Vers un nouveau rapport aux biens matériels ?
Pour maximiser leurs effets positifs, les plateformes collaboratives doivent, selon Florence Benoît-Moreau, « dépasser la simple déculpabilisation et sensibiliser aux conséquences environnementales ». Des outils éducatifs, comme des compteurs de consommation, pourraient être mis en place. Ainsi, comme le propose la chercheuse, les consommatrices et consommateurs pourraient recevoir un message : « Attention, vous avez acheté trois paires de chaussures ces derniers temps. »
Cependant, ces pratiques ne suffiront pas à transformer nos modes de vie, et les politiques doivent prendre le relai. En octobre dernier, la commission des finances de l’Assemblée nationale a ainsi adopté un amendement au projet de loi de finances 2025 qui assujettit les locations de type Airbnb au paiement de la TVA. « Des mesures publiques, comme la taxe appliquée sur AirBnb pour des raisons de concurrence, pourraient être mise en place sur les échanges de maisons notamment, qui entraînent des déplacements. Une taxe environnementale pourrait encourager des choix plus réfléchis », propose Florence Benoît-Moreau.

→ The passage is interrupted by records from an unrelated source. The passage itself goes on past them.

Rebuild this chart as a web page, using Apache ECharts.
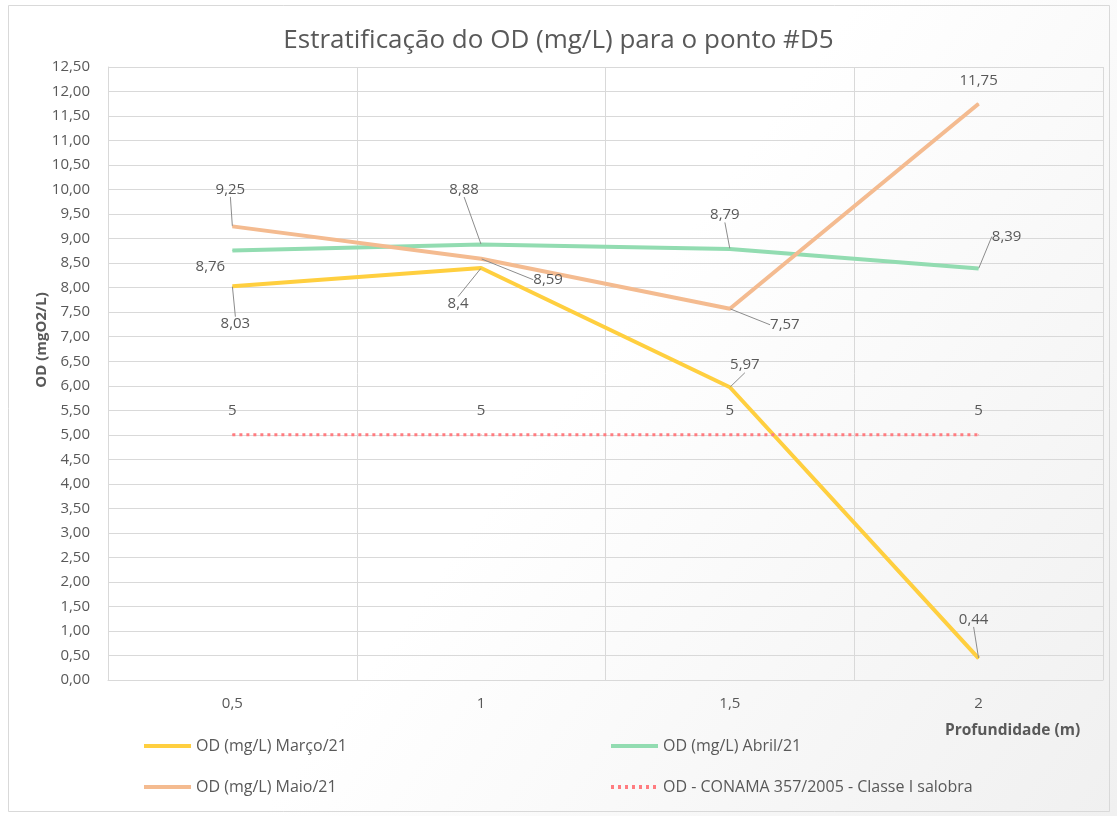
<!DOCTYPE html>
<html>
<head>
<meta charset="utf-8">
<script src="https://cdn.jsdelivr.net/npm/echarts@6/dist/echarts.min.js"></script>
<style>
  html, body { margin: 0; padding: 0; }
  #chart { width: 1117px; height: 816px; }
</style>
</head>
<body>
<div id="chart"></div>
<script>
// profundidades (m)
const categories = ['0,5', '1', '1,5', '2'];
const marco = [8.03, 8.4, 5.97, 0.44];
const abril = [8.76, 8.88, 8.79, 8.39];
const maio = [9.25, 8.59, 7.57, 11.75];
const conama = [5, 5, 5, 5];

// deslocamento dos rótulos (estilo Excel) [dx, dy, linha guia?]
const offMarco = [[3, 38, 1], [-23, 36, 1], [15, -22, 1], [-5, -39, 1]];
const offAbril = [[-22, 16, 0], [-17, -55, 1], [-5, -34, 1], [28, -32, 1]];
const offMaio = [[-2, -37, 1], [67, 21, 1], [55, 16, 1], [0, -23, 0]];
const offConama = [[0, -24, 0], [0, -24, 0], [0, -24, 0], [0, -24, 0]];

const font = '"Open Sans", "Liberation Sans", sans-serif';
const grey = '#595959';

const fmt = v => String(v).replace('.', ',');

function makeSeries(name, data, color, offs, dotted) {
  return {
    name: name,
    type: 'line',
    data: data.map((v, i) => ({ value: v, labelLine: { show: !!offs[i][2] } })),
    symbol: 'circle',
    symbolSize: 1,
    showSymbol: true,
    itemStyle: { color: color },
    lineStyle: { color: color, width: dotted ? 3 : 4, type: dotted ? [3, 4] : 'solid' },
    label: {
      show: true,
      position: 'inside',
      formatter: p => fmt(p.value),
      color: grey,
      fontFamily: font,
      fontSize: 15
    },
    labelLine: {
      show: true,
      lineStyle: { color: '#8c8c8c', width: 1 }
    },
    labelLayout: p => ({ dx: offs[p.dataIndex][0], dy: offs[p.dataIndex][1] }),
    emphasis: { disabled: true },
    animation: false
  };
}

function legendAt(name, left, top) {
  return {
    data: [name],
    left: left,
    top: top,
    itemWidth: 47,
    itemHeight: 14,
    itemStyle: { opacity: 0 },
    lineStyle: { width: 4 },
    textStyle: { color: grey, fontFamily: font, fontSize: 16 }
  };
}

const chart = echarts.init(document.getElementById('chart'));
chart.setOption({
  backgroundColor: {
    type: 'linear', x: 0, y: 0, x2: 1, y2: 1,
    colorStops: [{ offset: 0, color: '#ffffff' }, { offset: 0.5, color: '#ffffff' }, { offset: 1, color: '#f0f0f0' }]
  },
  title: {
    text: 'Estratificação do OD (mg/L) para o ponto #D5',
    left: 'center',
    top: 23,
    textStyle: { color: grey, fontFamily: font, fontSize: 26, fontWeight: 'normal' }
  },
  graphic: [
    {
      type: 'rect',
      shape: { x: 8.5, y: 5.5, width: 1101, height: 806 },
      style: { fill: 'none', stroke: '#d9d9d9', lineWidth: 1 },
      silent: true
    },
    {
      type: 'text',
      left: 945,
      top: 723,
      style: { text: 'Profundidade (m)', fill: grey, font: 'bold 15.5px ' + font }
    },
    {
      type: 'text',
      x: 42,
      y: 340,
      rotation: Math.PI / 2,
      style: {
        text: 'OD (mgO2/L)', fill: grey, font: 'bold 15px ' + font,
        align: 'center', verticalAlign: 'middle'
      }
    }
  ],
  legend: [
    legendAt('OD (mg/L) Março/21', 137, 733),
    legendAt('OD (mg/L) Abril/21', 604, 733),
    legendAt('OD (mg/L) Maio/21', 137, 774),
    legendAt('OD - CONAMA 357/2005 - Classe I salobra', 604, 774)
  ],
  grid: { left: 108, right: 14, top: 67, bottom: 136 },
  xAxis: {
    type: 'category',
    data: categories,
    boundaryGap: true,
    axisLine: { show: true, lineStyle: { color: '#d9d9d9' } },
    axisTick: { show: false },
    axisLabel: { color: grey, fontFamily: font, fontSize: 15, margin: 16 },
    splitLine: { show: true, lineStyle: { color: '#d9d9d9' } }
  },
  yAxis: {
    type: 'value',
    min: 0,
    max: 12.5,
    interval: 0.5,
    axisLine: { show: true, lineStyle: { color: '#d9d9d9' } },
    axisTick: { show: false },
    axisLabel: { color: grey, fontFamily: font, fontSize: 15, margin: 18, formatter: v => v.toFixed(2).replace('.', ',') },
    splitLine: { show: true, lineStyle: { color: '#d9d9d9' } }
  },
  series: [
    makeSeries('OD (mg/L) Março/21', marco, '#ffcf3f', offMarco, false),
    makeSeries('OD (mg/L) Abril/21', abril, '#92dcb1', offAbril, false),
    makeSeries('OD (mg/L) Maio/21', maio, '#f4bb90', offMaio, false),
    makeSeries('OD - CONAMA 357/2005 - Classe I salobra', conama, '#ff7c80', offConama, true)
  ]
});
window.addEventListener('resize', chart.resize);
</script>
</body>
</html>
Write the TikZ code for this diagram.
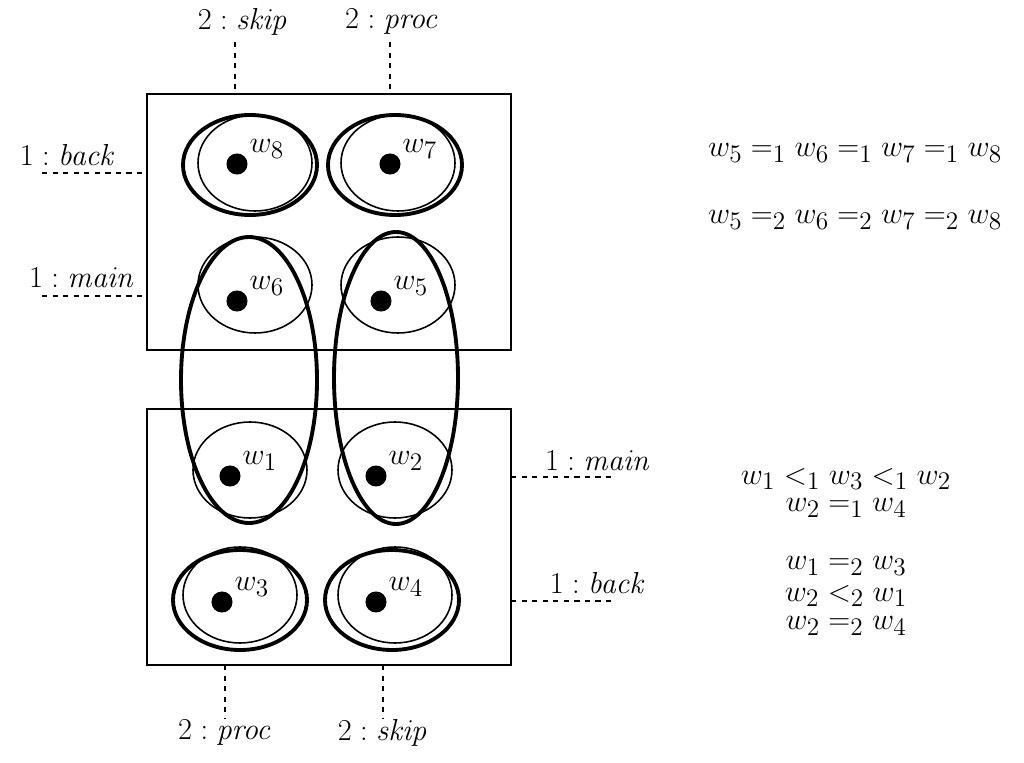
\documentclass[tikz,border=0pt]{standalone}
\begin{document}
\begin{tikzpicture}[x=0.02cm,y=-0.02cm,font=\fontsize{19}{22}\selectfont,
 thinring/.style={line width=0.9pt}, thickring/.style={line width=2.2pt},
 dashline/.style={dashed,line width=1pt}, dot/.style={circle,fill,inner sep=0pt,minimum size=12pt}]
\useasboundingbox (0,0) rectangle (1024,763);
\draw[line width=1pt] (147,94) rectangle (511,350);
\draw[line width=1pt] (147,409) rectangle (511,665);
% dots
\foreach \k/\x/\y in {8/237/164,7/390/164,6/237/301,5/381/301,1/230/476,2/376/476,3/222/602,4/376/602}{
 \node[dot] (w\k) at (\x,\y) {};
 \node[anchor=south west,inner sep=1pt] (lw\k) at ([xshift=6pt,yshift=2pt]w\k) {$w_{\k}$};}
% thin circles
\foreach \x/\y in {255/163,398/163,255/285,398/285,250/470,395/470,240/595,395/595}
 \draw[thinring] (\x,\y) ellipse [x radius=57,y radius=48];
% thick ellipses
\foreach \x/\y in {250/165,395/165,240/600,392/600}
 \draw[thickring] (\x,\y) ellipse [x radius=67,y radius=50];
\draw[thickring] (249,380) ellipse [x radius=68,y radius=143];
\draw[thickring] (396,378) ellipse [x radius=62,y radius=146];
% dashed connectors
\coordinate (a1) at (235,42); \coordinate (a2) at (235,94);
\coordinate (b1) at (390,42); \coordinate (b2) at (390,94);
\draw[dashline] (a1)--(a2); \draw[dashline] (b1)--(b2);
\node (ls) at (243,22) {$2:\mathit{skip}$};
\node (lp) at (392,22) {$2:\mathit{proc}$};
\coordinate (c1) at (42,173); \coordinate (c2) at (147,173);
\coordinate (d1) at (42,296); \coordinate (d2) at (147,296);
\draw[dashline] (c1)--(c2); \draw[dashline] (d1)--(d2);
\node (lb) at (68,155) {$1:\mathit{back}$};
\node (lm) at (82,278) {$1:\mathit{main}$};
\coordinate (e1) at (511,477); \coordinate (e2) at (615,477);
\coordinate (f1) at (511,601); \coordinate (f2) at (615,601);
\draw[dashline] (e1)--(e2); \draw[dashline] (f1)--(f2);
\node (rm) at (598,461) {$1:\mathit{main}$};
\node (rb) at (598,583) {$1:\mathit{back}$};
\coordinate (g1) at (225,665); \coordinate (g2) at (225,718);
\coordinate (h1) at (383,665); \coordinate (h2) at (383,718);
\draw[dashline] (g1)--(g2); \draw[dashline] (h1)--(h2);
\node (bp) at (225,733) {$2:\mathit{proc}$};
\node (bs) at (383,733) {$2:\mathit{skip}$};
% equations
\node (t1) at (855,153) {$w_5 =_1 w_6 =_1 w_7 =_1 w_8$};
\node (t2) at (855,220) {$w_5 =_2 w_6 =_2 w_7 =_2 w_8$};
\node (t3) at (846,479) {$w_1 <_1 w_3 <_1 w_2$};
\node (t4) at (846,508) {$w_2 =_1 w_4$};
\node (t5) at (846,566) {$w_1 =_2 w_3$};
\node (t6) at (846,596) {$w_2 <_2 w_1$};
\node (t7) at (846,626) {$w_2 =_2 w_4$};
\end{tikzpicture}
\end{document}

LES RAVAGES DU BLACK FRIDAY
Grand rendez-vous annuel des bonnes affaires, le Black Friday s’impose chaque année comme un symbole de la surconsommation. En 2022, selon une étude sur près de 9 000 Européens, les foyers accumulent en moyenne treize appareils électroniques inutilisés. Selon un sondage Ipsospour Le Dénicheur, les Français prévoient de dépenser 233 euros en deux jours (Black Friday et Cyber Monday).